Return all of the entries exactly as written.

Raw records:

+---+

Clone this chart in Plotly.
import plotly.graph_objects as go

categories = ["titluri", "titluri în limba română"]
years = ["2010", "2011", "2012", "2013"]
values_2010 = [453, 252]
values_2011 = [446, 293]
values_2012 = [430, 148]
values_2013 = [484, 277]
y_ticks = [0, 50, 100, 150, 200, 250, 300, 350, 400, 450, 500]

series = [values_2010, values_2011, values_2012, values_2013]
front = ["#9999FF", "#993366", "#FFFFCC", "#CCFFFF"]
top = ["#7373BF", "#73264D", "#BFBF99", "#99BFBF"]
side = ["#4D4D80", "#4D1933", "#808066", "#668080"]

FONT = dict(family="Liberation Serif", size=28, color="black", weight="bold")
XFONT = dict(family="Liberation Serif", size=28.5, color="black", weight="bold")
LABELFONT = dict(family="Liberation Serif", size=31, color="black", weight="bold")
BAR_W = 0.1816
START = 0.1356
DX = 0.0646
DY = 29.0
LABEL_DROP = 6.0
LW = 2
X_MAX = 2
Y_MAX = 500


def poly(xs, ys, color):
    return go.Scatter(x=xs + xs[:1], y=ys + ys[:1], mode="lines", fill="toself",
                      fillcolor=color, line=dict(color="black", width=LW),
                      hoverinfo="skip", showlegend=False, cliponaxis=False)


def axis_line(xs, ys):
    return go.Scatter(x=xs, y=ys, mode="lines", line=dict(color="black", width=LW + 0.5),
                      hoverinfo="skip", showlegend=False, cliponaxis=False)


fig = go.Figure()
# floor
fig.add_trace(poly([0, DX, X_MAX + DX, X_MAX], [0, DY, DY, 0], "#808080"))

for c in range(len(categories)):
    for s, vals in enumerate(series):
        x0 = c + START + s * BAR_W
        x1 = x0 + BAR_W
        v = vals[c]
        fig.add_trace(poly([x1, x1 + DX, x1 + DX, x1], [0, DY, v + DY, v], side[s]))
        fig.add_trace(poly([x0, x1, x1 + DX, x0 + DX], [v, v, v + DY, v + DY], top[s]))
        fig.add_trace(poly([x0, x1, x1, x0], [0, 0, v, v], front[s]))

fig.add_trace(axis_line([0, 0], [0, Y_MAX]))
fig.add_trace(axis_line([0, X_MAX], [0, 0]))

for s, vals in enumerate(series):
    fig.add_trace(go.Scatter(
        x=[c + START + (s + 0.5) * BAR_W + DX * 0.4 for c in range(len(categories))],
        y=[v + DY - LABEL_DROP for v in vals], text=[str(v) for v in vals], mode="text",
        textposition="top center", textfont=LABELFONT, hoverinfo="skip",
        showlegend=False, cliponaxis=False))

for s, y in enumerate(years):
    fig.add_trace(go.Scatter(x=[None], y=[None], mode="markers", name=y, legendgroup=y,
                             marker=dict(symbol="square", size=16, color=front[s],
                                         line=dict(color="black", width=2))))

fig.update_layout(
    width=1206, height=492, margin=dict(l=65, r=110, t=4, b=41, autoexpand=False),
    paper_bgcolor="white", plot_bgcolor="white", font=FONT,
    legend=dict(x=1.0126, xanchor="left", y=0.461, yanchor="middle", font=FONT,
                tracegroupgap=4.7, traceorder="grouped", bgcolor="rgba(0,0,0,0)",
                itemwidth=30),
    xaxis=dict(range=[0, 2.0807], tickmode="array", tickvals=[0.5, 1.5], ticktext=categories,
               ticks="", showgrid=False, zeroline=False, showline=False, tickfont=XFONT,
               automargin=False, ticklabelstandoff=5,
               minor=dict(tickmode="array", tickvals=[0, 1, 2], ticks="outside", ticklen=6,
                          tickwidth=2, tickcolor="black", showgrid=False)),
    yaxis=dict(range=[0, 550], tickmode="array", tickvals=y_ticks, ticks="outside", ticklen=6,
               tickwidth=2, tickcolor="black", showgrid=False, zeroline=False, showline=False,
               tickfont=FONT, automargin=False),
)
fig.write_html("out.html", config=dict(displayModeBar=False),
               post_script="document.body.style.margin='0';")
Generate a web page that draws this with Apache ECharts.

+---+

*Problem solution*:
Clone this chart in Plotly.
import plotly.graph_objects as go

categories = ["titluri", "titluri în limba română"]
years = ["2010", "2011", "2012", "2013"]
values_2010 = [453, 252]
values_2011 = [446, 293]
values_2012 = [430, 148]
values_2013 = [484, 277]
y_ticks = [0, 50, 100, 150, 200, 250, 300, 350, 400, 450, 500]

series = [values_2010, values_2011, values_2012, values_2013]
front = ["#9999FF", "#993366", "#FFFFCC", "#CCFFFF"]
top = ["#7373BF", "#73264D", "#BFBF99", "#99BFBF"]
side = ["#4D4D80", "#4D1933", "#808066", "#668080"]

FONT = dict(family="Liberation Serif", size=28, color="black", weight="bold")
XFONT = dict(family="Liberation Serif", size=28.5, color="black", weight="bold")
LABELFONT = dict(family="Liberation Serif", size=31, color="black", weight="bold")
BAR_W = 0.1816
START = 0.1356
DX = 0.0646
DY = 29.0
LABEL_DROP = 6.0
LW = 2
X_MAX = 2
Y_MAX = 500


def poly(xs, ys, color):
    return go.Scatter(x=xs + xs[:1], y=ys + ys[:1], mode="lines", fill="toself",
                      fillcolor=color, line=dict(color="black", width=LW),
                      hoverinfo="skip", showlegend=False, cliponaxis=False)


def axis_line(xs, ys):
    return go.Scatter(x=xs, y=ys, mode="lines", line=dict(color="black", width=LW + 0.5),
                      hoverinfo="skip", showlegend=False, cliponaxis=False)


fig = go.Figure()
# floor
fig.add_trace(poly([0, DX, X_MAX + DX, X_MAX], [0, DY, DY, 0], "#808080"))

for c in range(len(categories)):
    for s, vals in enumerate(series):
        x0 = c + START + s * BAR_W
        x1 = x0 + BAR_W
        v = vals[c]
        fig.add_trace(poly([x1, x1 + DX, x1 + DX, x1], [0, DY, v + DY, v], side[s]))
        fig.add_trace(poly([x0, x1, x1 + DX, x0 + DX], [v, v, v + DY, v + DY], top[s]))
        fig.add_trace(poly([x0, x1, x1, x0], [0, 0, v, v], front[s]))

fig.add_trace(axis_line([0, 0], [0, Y_MAX]))
fig.add_trace(axis_line([0, X_MAX], [0, 0]))

for s, vals in enumerate(series):
    fig.add_trace(go.Scatter(
        x=[c + START + (s + 0.5) * BAR_W + DX * 0.4 for c in range(len(categories))],
        y=[v + DY - LABEL_DROP for v in vals], text=[str(v) for v in vals], mode="text",
        textposition="top center", textfont=LABELFONT, hoverinfo="skip",
        showlegend=False, cliponaxis=False))

for s, y in enumerate(years):
    fig.add_trace(go.Scatter(x=[None], y=[None], mode="markers", name=y, legendgroup=y,
                             marker=dict(symbol="square", size=16, color=front[s],
                                         line=dict(color="black", width=2))))

fig.update_layout(
    width=1206, height=492, margin=dict(l=65, r=110, t=4, b=41, autoexpand=False),
    paper_bgcolor="white", plot_bgcolor="white", font=FONT,
    legend=dict(x=1.0126, xanchor="left", y=0.461, yanchor="middle", font=FONT,
                tracegroupgap=4.7, traceorder="grouped", bgcolor="rgba(0,0,0,0)",
                itemwidth=30),
    xaxis=dict(range=[0, 2.0807], tickmode="array", tickvals=[0.5, 1.5], ticktext=categories,
               ticks="", showgrid=False, zeroline=False, showline=False, tickfont=XFONT,
               automargin=False, ticklabelstandoff=5,
               minor=dict(tickmode="array", tickvals=[0, 1, 2], ticks="outside", ticklen=6,
                          tickwidth=2, tickcolor="black", showgrid=False)),
    yaxis=dict(range=[0, 550], tickmode="array", tickvals=y_ticks, ticks="outside", ticklen=6,
               tickwidth=2, tickcolor="black", showgrid=False, zeroline=False, showline=False,
               tickfont=FONT, automargin=False),
)
fig.write_html("out.html", config=dict(displayModeBar=False),
               post_script="document.body.style.margin='0';")
Generate a web page that draws this with Apache ECharts.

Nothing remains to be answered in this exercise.